Gillard wanted Australia to join the US, Israel, Canada and some small Pacific states in voting “no” to the Palestinian authority being granted “non-member” status at the UN but faced overwhelming resistance from Carr, at least nine other cabinet members, and Left and Right members of caucus.
The entrenched quality of Gillard’s position was, according to Leibler – national chairman of the Australia-Israel Jewish Affairs Council – “an instinctive reaction when the [Hamas-launched] rockets [from Gaza] were landing specifically in civilian areas in Israel. This is unacceptable and you have a right to defend yourself.”
“Julia Gillard has understood the reality and has understood it from day one.
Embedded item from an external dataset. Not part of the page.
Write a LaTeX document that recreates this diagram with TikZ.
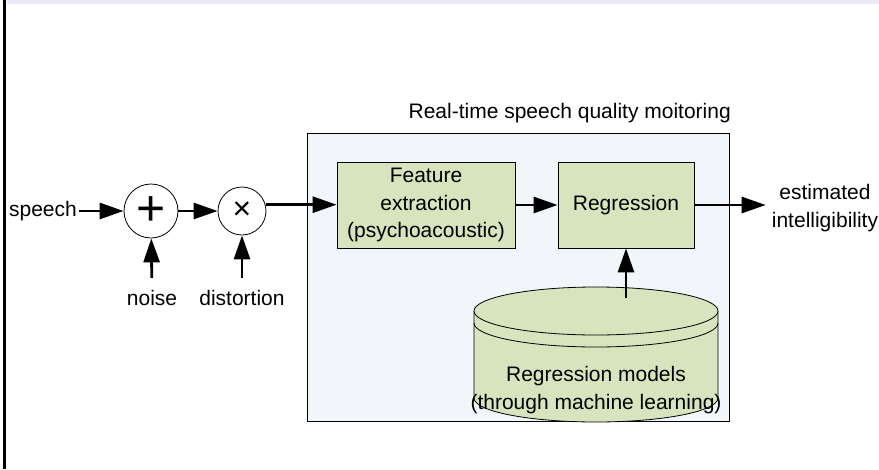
\documentclass[tikz,border=0pt]{standalone}
\usepackage{fontspec}
\setmainfont{Liberation Sans}
\usetikzlibrary{arrows.meta}
\definecolor{boxbg}{HTML}{F2F6FA}
\definecolor{blockgreen}{HTML}{D7E4BD}
\definecolor{bandblue}{HTML}{E8E8F8}
\tikzset{
  sig/.style={-{Triangle[length=24pt,width=16pt]},line width=2.8pt},
  blk/.style={draw,fill=blockgreen,line width=0.8pt,align=center,minimum height=86pt,inner sep=0pt},
  op/.style={draw,circle,fill=white,line width=0.8pt,inner sep=0pt},
  lbl/.style={anchor=base,text height=15pt},
}

\begin{document}
\begin{tikzpicture}[x=1pt,y=-1pt,inner sep=2pt,font=\fontsize{21}{27.5}\selectfont]
  \useasboundingbox (0,0) rectangle (879,469);
  \fill[bandblue] (7,0) rectangle (879,3.7); %上の帯
  \draw[line width=3pt] (4.5,0)--(4.5,469); %左の枠
  \node[draw,fill=boxbg,line width=0.8pt,minimum width=422pt,minimum height=288pt] (mon) at (518,277) {}; %監視部
  \node[anchor=east] (title) at (733,113) {Real-time speech quality moitoring};
  \node[blk,minimum width=178pt] (feat) at (426,205) {Feature\\extraction\\(psychoacoustic)};
  \node[blk,minimum width=136pt] (reg) at (626,205) {Regression};
  \draw[fill=blockgreen,line width=0.8pt] (474,311)--(474,398) arc[start angle=180,end angle=360,x radius=122pt,y radius=24pt]--(718,311); %円柱
  \draw[fill=blockgreen,line width=0.8pt] (596,311) ellipse[x radius=122pt,y radius=24pt];
  \draw[line width=0.8pt] (474,323) arc[start angle=180,end angle=360,x radius=122pt,y radius=24pt];
  \node[align=center] (db) at (596,390) {Regression models\\(through machine learning)};
  \coordinate (dbtop) at (626,298);
  \node[anchor=east] (speech) at (79,211) {speech};
  \node[op,minimum size=54pt] (plus) at (151,211) {\fontsize{50}{50}\selectfont +};
  \node[op,minimum size=48pt] (times) at (242,211) {\fontsize{32}{32}\selectfont ×};
  \node[lbl] (noise) at (152,305) {noise};
  \node[lbl] (dist) at (242,305) {distortion};
  \node[align=center] (est) at (825,208) {estimated\\intelligibility};
  \draw[sig] (speech)--(plus);
  \draw[sig] (plus)--(times);
  \draw[sig,shorten <=10pt] (noise)--(plus);
  \draw[sig,shorten <=10pt] (dist)--(times);
  \draw[sig] (times.15)--(times.15 -| feat.west);
  \draw[sig] (feat)--(reg);
  \draw[sig] (dbtop)--(reg);
  \draw[sig,shorten >=4pt] (reg)--(reg -| est.west);
\end{tikzpicture}
\end{document}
She’s been less concerned about the company we keep, as distinct from doing the right thing in the circumstances.” Gillard has a long history of close connections with prominent figures who have close connections with Israel.
Albert Dadon, who runs the Australia-Israel Leadership Forum, which has annual meetings alternating in each country, included Gillard in his first group to Israel and, more controversially, employed her partner, Tim Mathieson, as a consultant before she became Prime Minister.
Leibler is more blunt: “Do we look at what other countries are doing and fit in or do we do the right thing?
“This PM has always been far more supportive of us than Bob Hawke. When Gareth Evans was foreign minister I was president of the Zionist Federation of Australia and even at that stage we had substantial issues with him.”
But “I don’t think one can draw conclusions about the Labor Party as a whole from this one vote. It’s not for me to comment on internal Labor party matters but there were a variety of factors at play, not all of them directly relevant to the issue on which the vote was taken.”
Friday’s UN vote “does have significance in the sense that this is an attempt by the Palestinians to achieve through unilateral means in breach of the Oslo accords something which will only be attained by direct negotiations,” Leibler said.
Meanwhile, the fight to achieve Doc Evatt’s cherished two-state solution goes on.